Re: Should the UTF-8 BOM trump overriding via HTTP or by users? from Leif Halvard Silli on 2011-06-08 (www-international@w3.org from April to June 2011)

From: Leif Halvard Silli <xn--mlform-iua@xn--mlform-iua.no>
Date: Thu, 9 Jun 2011 01:38:11 +0200
To: John Cowan <cowan@mercury.ccil.org>
Cc: www-international <www-international@w3.org>
Message-ID: <20110609013811872108.6d32d2f8@xn--mlform-iua.no>

John Cowan, Wed, 8 Jun 2011 16:28:19 -0400:
> Leif Halvard Silli scripsit:
> 
>> So, really, I don't know if Firefox uses your algorithm for the
>> file:// protocol. All I know is that its *parser* fails to retun
>> 'fatal error' when the BOM and the declaration differ. Based on the
>> XML parsers I have used recently (Webkit, Gecko, Opera, 'oXygen XML
>> editor', 'XMLmind XML editor'), it is the *exception* (only Webkit
>> does it)

Error: Webkit also does it. (Instead Webkit is unique [sic] in showing 
fatal error when there there is BOM in combination with an unknown 
charset name in the encoding declaration.)

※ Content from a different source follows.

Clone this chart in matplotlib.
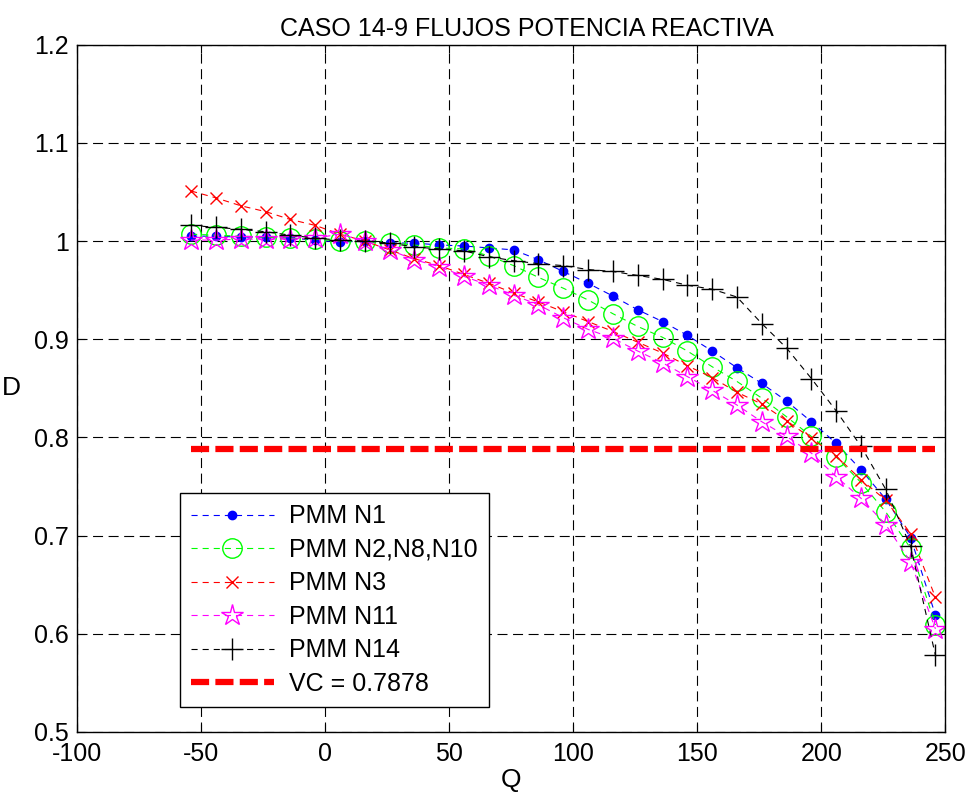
import matplotlib
matplotlib.use("Agg")
import matplotlib.pyplot as plt
import numpy as np

plt.rcParams['font.family'] = ['Liberation Sans', 'DejaVu Sans']
plt.rcParams['axes.unicode_minus'] = False

q = [-54, -44, -34, -24, -14, -4, 6, 16, 26, 36, 46, 56, 66, 76, 86, 96, 106,
     116, 126, 136, 146, 156, 166, 176, 186, 196, 206, 216, 226, 236, 246]

n1 = [1.005, 1.005, 1.004, 1.004, 1.003, 1.001, 0.999, 1.000, 0.998, 0.998, 0.996,
      0.995, 0.993, 0.991, 0.981, 0.969, 0.957, 0.944, 0.930, 0.918, 0.904, 0.888,
      0.871, 0.855, 0.837, 0.816, 0.794, 0.767, 0.737, 0.698, 0.619]
n2 = [1.007, 1.006, 1.005, 1.004, 1.003, 1.002, 1.000, 1.000, 0.998, 0.996, 0.993,
      0.992, 0.985, 0.975, 0.963, 0.952, 0.940, 0.926, 0.913, 0.902, 0.888, 0.872,
      0.857, 0.840, 0.821, 0.801, 0.780, 0.754, 0.724, 0.687, 0.609]
n3 = [1.051, 1.044, 1.036, 1.030, 1.022, 1.016, 1.007, 1.000, 0.991, 0.982, 0.975,
      0.966, 0.957, 0.947, 0.938, 0.928, 0.918, 0.908, 0.897, 0.886, 0.873, 0.861,
      0.846, 0.834, 0.817, 0.799, 0.781, 0.757, 0.736, 0.702, 0.637]
n11 = [1.001, 1.001, 1.002, 1.002, 1.002, 1.003, 1.007, 1.000, 0.991, 0.981, 0.974,
       0.964, 0.955, 0.945, 0.935, 0.922, 0.910, 0.901, 0.888, 0.876, 0.862, 0.848,
       0.833, 0.816, 0.801, 0.784, 0.760, 0.738, 0.711, 0.673, 0.605]
n14 = [1.016, 1.014, 1.012, 1.0095, 1.006, 1.003, 1.001, 1.000, 0.998, 0.994, 0.992,
       0.990, 0.984, 0.980, 0.977, 0.975, 0.971, 0.969, 0.965, 0.961, 0.955, 0.951,
       0.943, 0.916, 0.891, 0.860, 0.827, 0.791, 0.747, 0.689, 0.578]
vc = 0.7878

labels = ['PMM N1', 'PMM N2,N8,N10', 'PMM N3', 'PMM N11', 'PMM N14', 'VC = 0.7878']

fig = plt.figure(figsize=(9.74, 8.0), dpi=100)
ax = fig.add_axes([0.079, 0.0851, 0.8916, 0.859])

dash = (0, (5.5, 4.5))
lw = 0.8
ax.plot(q, n1, color='#0000FF', linestyle=dash, linewidth=lw, marker='.', markersize=12,
        label=labels[0])
ax.plot(q, n2, color='#00FF00', linestyle=dash, linewidth=lw, marker='o', markersize=14,
        markerfacecolor='none', markeredgewidth=1.0, label=labels[1])
ax.plot(q, n3, color='#FF0000', linestyle=dash, linewidth=lw, marker='x', markersize=8,
        markeredgewidth=1.0, label=labels[2])
ax.plot(q, n11, color='#FF00FF', linestyle=dash, linewidth=lw, marker='*', markersize=16,
        markerfacecolor='none', markeredgewidth=1.0, label=labels[3])
ax.plot(q, n14, color='black', linestyle=dash, linewidth=lw, marker='+', markersize=16,
        markeredgewidth=1.0, label=labels[4])
ax.plot([q[0], q[-1]], [vc, vc], color='#FF0000', linestyle=(0, (2.9, 1.0)), linewidth=4.5,
        label=labels[5])

ax.set_xlim(-100, 250)
ax.set_ylim(0.5, 1.2)
ax.set_xticks(np.arange(-100, 251, 50))
ax.set_yticks(np.round(np.arange(0.5, 1.201, 0.1), 1))
ax.set_yticklabels(['0.5', '0.6', '0.7', '0.8', '0.9', '1', '1.1', '1.2'])
ax.grid(True, color='black', linestyle=(0, (9, 5)), linewidth=0.8)
ax.tick_params(direction='in', top=True, right=True, labelsize=18, length=6)
ax.tick_params(axis='x', pad=7)
ax.tick_params(axis='y', pad=6)
for s in ax.spines.values():
    s.set_linewidth(1.0)

ax.set_title('CASO 14-9 FLUJOS POTENCIA REACTIVA', fontsize=18, pad=6, x=0.518)
ax.set_xlabel('Q', fontsize=19, labelpad=2)
ax.set_ylabel('D', fontsize=19, rotation=0, labelpad=16, va='center')

leg = ax.legend(loc='lower left', bbox_to_anchor=(0.1186, 0.0362), borderaxespad=0,
                fontsize=18, fancybox=False, framealpha=1, edgecolor='black',
                handlelength=3.3, labelspacing=0.38, borderpad=0.45, handletextpad=0.6)
leg.get_frame().set_linewidth(1.0)

fig.savefig('out.png', dpi=100)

>> rather than the rule, that file protocol parsing returns
>> "fatal error" whenever encoding declaration differs from the BOM.
> 
> That's clearly a bug, then.  If the encoding declaration is *not* UTF-8,
> then the BOM is not a BOM at all, but characters preceding the XML
> declaration.  That means the input is not well formed.

Even the RXP parser [1], which seems to be used in production of the 
XML test suite, [2] have that bug. Which indicates that the test suite 
does not have basic encoding tests. Well, searching for your name on 
the list of test contributors, I at least found *one* test of an 
invalid encoding declaration. [3] :-)  Namely file 'E61.xml'. 

[1] http://www.cogsci.ed.ac.uk/~richard/rxp.html
[2] 
http://lists.w3.org/Archives/Public/public-xml-testsuite/2008Sep/0000
[3] http://www.w3.org/XML/Test/xmlconf-20080827
-- 
Leif Halvard Silli

Received on Wednesday, 8 June 2011 23:38:40 UTC